Romney Repeatedly Said Obama ‘Made The Recession Worse,’ Now Claims ‘I Didn’t Say That Things Are Worse’

From the onset of his presidential campaign, Mitt Romney has “bet his candidacy on the economy,” as Dan Balz of the Washington Postput it. During the former Massachusetts governor’s announcement speech, he declared:
Barack Obama has failed America. When he took office, the economy was in recession. He made it worse.
Romney has repeated the same line during campaign stops since, including as recently as three days ago.
The Massachusetts Republican was asked about this charge by NBC’s Sue Kroll during a press conference in Allentown, Pennsylvania yesterday. Romney claimed to never have said it, responding, “I didn’t say that things are worse”:
KROLL: You continue to say that the economy is worse, but unemployment is lower than it was in 2009, the stock market was tumbling and it’s now above 12,000, and it is growing slowly, we just had a two percent gain this last quarter.So how can you continue to say that things are worse when they really aren’t worse?

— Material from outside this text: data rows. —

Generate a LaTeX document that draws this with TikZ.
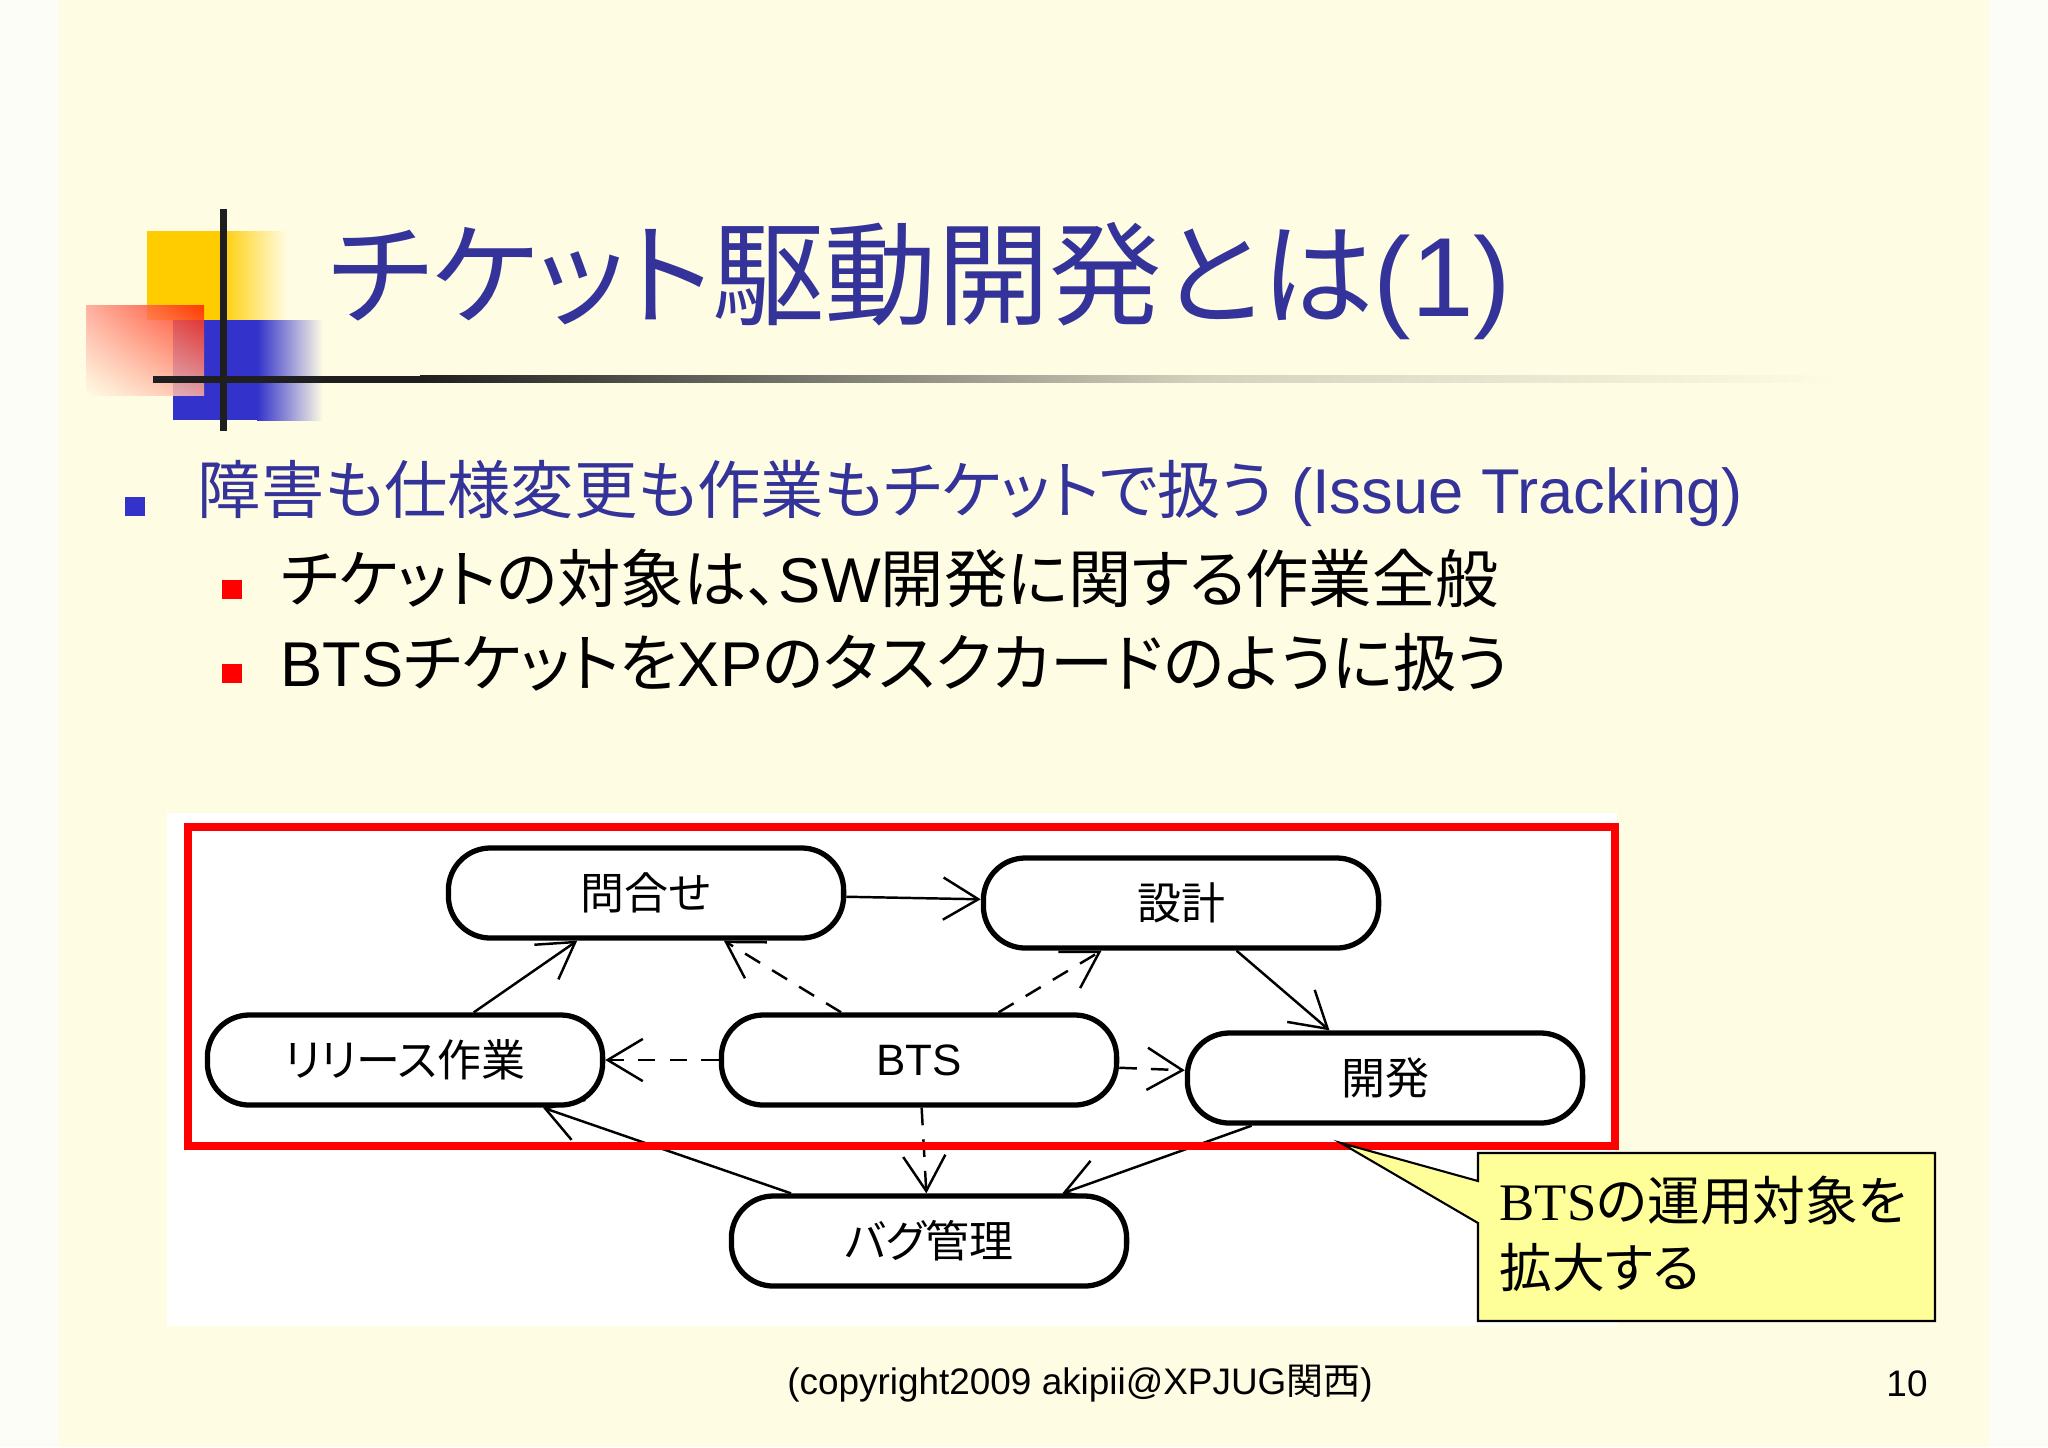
\documentclass[tikz,border=0pt]{standalone}
\usepackage{fontspec}
\setmainfont{Liberation Sans}
\newfontfamily\jp{Noto Sans CJK JP}[RawFeature=+palt]
\newfontfamily\tms{Liberation Serif}
\usetikzlibrary{arrows.meta,shadings}
\definecolor{slidebg}{RGB}{255,252,228}
\definecolor{pagebg}{RGB}{252,253,246}
\definecolor{titleblue}{RGB}{51,51,153}
\definecolor{squareblue}{RGB}{51,51,204}
\definecolor{logoyellow}{RGB}{255,204,0}
\definecolor{logored}{RGB}{255,32,0}
\definecolor{notefill}{RGB}{255,255,153}

\begin{document}
\begin{tikzpicture}[x=0.01cm, y=-0.01cm,
    state/.style={draw, line width=1.5pt, fill=white, rounded corners=0.42cm,
      minimum width=3.95cm, minimum height=0.9cm, font=\fontsize{12.5}{14}\selectfont},
    flow/.style={-{Straight Barb[length=10pt,width=12pt]}, line width=0.7pt},
    trace/.style={flow, dash pattern=on 5pt off 4pt},
    bulletsq/.style={minimum size=0.19cm, inner sep=0, outer sep=0},
    itemtext/.style={anchor=west, inner sep=0, font=\fontsize{18}{22}\selectfont}
]
\useasboundingbox (0,0) rectangle (2048,1447);
\fill[pagebg] (0,0) rectangle (2048,1447);
\fill[slidebg] (59,0) rectangle (1989,1447);

% Title logo
\fill[logoyellow] (147,231) rectangle (220,320);
\shade[left color=logoyellow, right color=slidebg] (220,231) rectangle (287,320);
\fill[squareblue] (173,320) rectangle (257,420);
\shade[left color=squareblue, right color=slidebg] (257,320) rectangle (323,420);
\shade[opacity=0.85, shading=bilinear interpolation, upper right=logored,
  upper left=red!35!slidebg, lower left=slidebg, lower right=red!30!slidebg]
  (86,305) rectangle (204,395);
\fill[black!88] (219.5,209) rectangle (226.5,431);
\fill[black!88] (153,375.5) rectangle (420,382.5);
\shade[left color=black!88, right color=black!17!slidebg] (420,375.5) rectangle (1200,382.5);
\shade[left color=black!17!slidebg, right color=slidebg] (1200,375.5) rectangle (1840,382.5);

% Title
\node[anchor=west, inner sep=0, text=titleblue, font=\fontsize{32}{38}\selectfont]
  (title) at (328,281) {{\jp チケット駆動開発とは}(1)};

% Bullets
\node[bulletsq, fill=squareblue] (b1) at (135,506) {};
\node[itemtext, text=titleblue] (t1) at (197,493)
  {{\jp 障害も仕様変更も作業もチケットで扱う} (Issue Tracking)};
\node[bulletsq, fill=red] (b2) at (232,589) {};
\node[itemtext] (t2) at (280,578) {{\jp チケットの対象は、}SW{\jp 開発に関する作業全般}};
\node[bulletsq, fill=red] (b3) at (232,673) {};
\node[itemtext] (t3) at (280,662) {BTS{\jp チケットを}XP{\jp のタスクカードのように扱う}};

% Diagram
\fill[white] (167,813) rectangle (1617,1326);
\node[state] (inq) at (646,893) {\jp 問合せ};
\node[state] (des) at (1181,903) {\jp 設計};
\node[state] (rel) at (405,1060) {\jp リリース作業};
\node[state] (bts) at (919,1060) {BTS};
\node[state] (dev) at (1385,1078) {\jp 開発};
\node[state] (bug) at (929,1241) {\jp バグ管理};

\draw[flow] (inq) -- (des);
\draw[flow] (rel) -- (inq);
\draw[flow] (des) -- (dev);
\draw[flow] (bug) -- (rel);
\draw[flow] (dev) -- (bug);
\draw[trace] (bts) -- (inq);
\draw[trace] (bts) -- (des);
\draw[trace] (bts) -- (rel);
\draw[trace] (bts) -- (dev);
\draw[trace] (bts) -- (bug);

\draw[red, line width=2.3pt] (188,827) rectangle (1615,1146);

% Callout
\coordinate (tip) at (1341,1143);
\filldraw[fill=notefill, draw=black, line width=0.6pt] (1478,1153) -- (1935,1153)
  -- (1935,1321) -- (1478,1321) -- (1478,1223) -- (tip) -- (1478,1181) -- cycle;
\node[anchor=west, align=left, inner sep=0, font=\fontsize{15}{19}\selectfont]
  (note) at (1499,1234) {{\tms BTS}{\jp の運用対象を}\\{\jp 拡大する}};

% Footer
\node[font=\fontsize{10.5}{12}\selectfont] (copy) at (1080,1384)
  {(copyright2009 akipii@XPJUG{\jp 関西})};
\node[font=\fontsize{10.5}{12}\selectfont] (pageno) at (1907,1384) {10};
\end{tikzpicture}
\end{document}
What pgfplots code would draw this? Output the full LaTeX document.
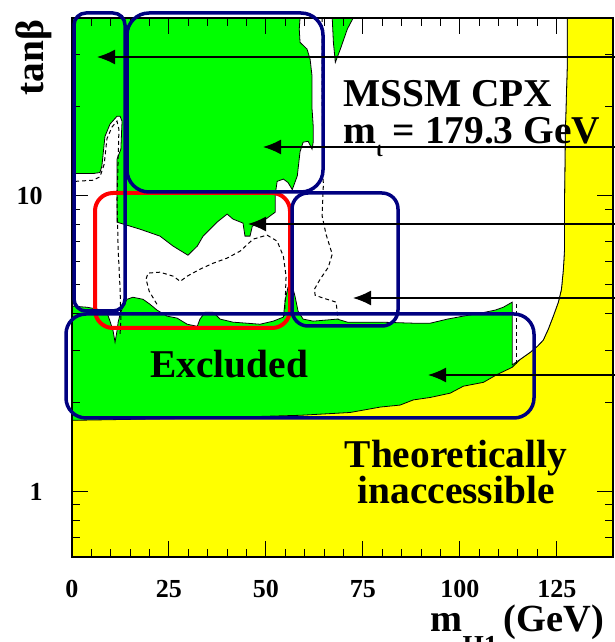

ROMNEY: I didn’t say that things are worse. What I said was that the economy hasn’t turned around. That you’ve got 20 million Americans out of work or seriously unemployed. Housing values are going down. You have a crisis of foreclosures in this country. By the way, if you think the economy is great and doing well, be my guest.
Watch it:
During his 2008 presidential bid, Romney garnered a reputation as a flip-flopper. As far back as his Senate run in 1994, the late Sen. Ted Kennedy coined the term “multiple-choice Mitt.” Romney’s words Thursday did little to shed that image.
Washington Monthly’s Steven Benen summed up the situation well: “Even for Romney, who’s flip-flopped more often and on more issues than any American politician in a generation, this is ridiculous. He’s argued repeatedly that Obama made the economy worse, and when asked to defend the bogus claim, says he never made the argument in the first place.”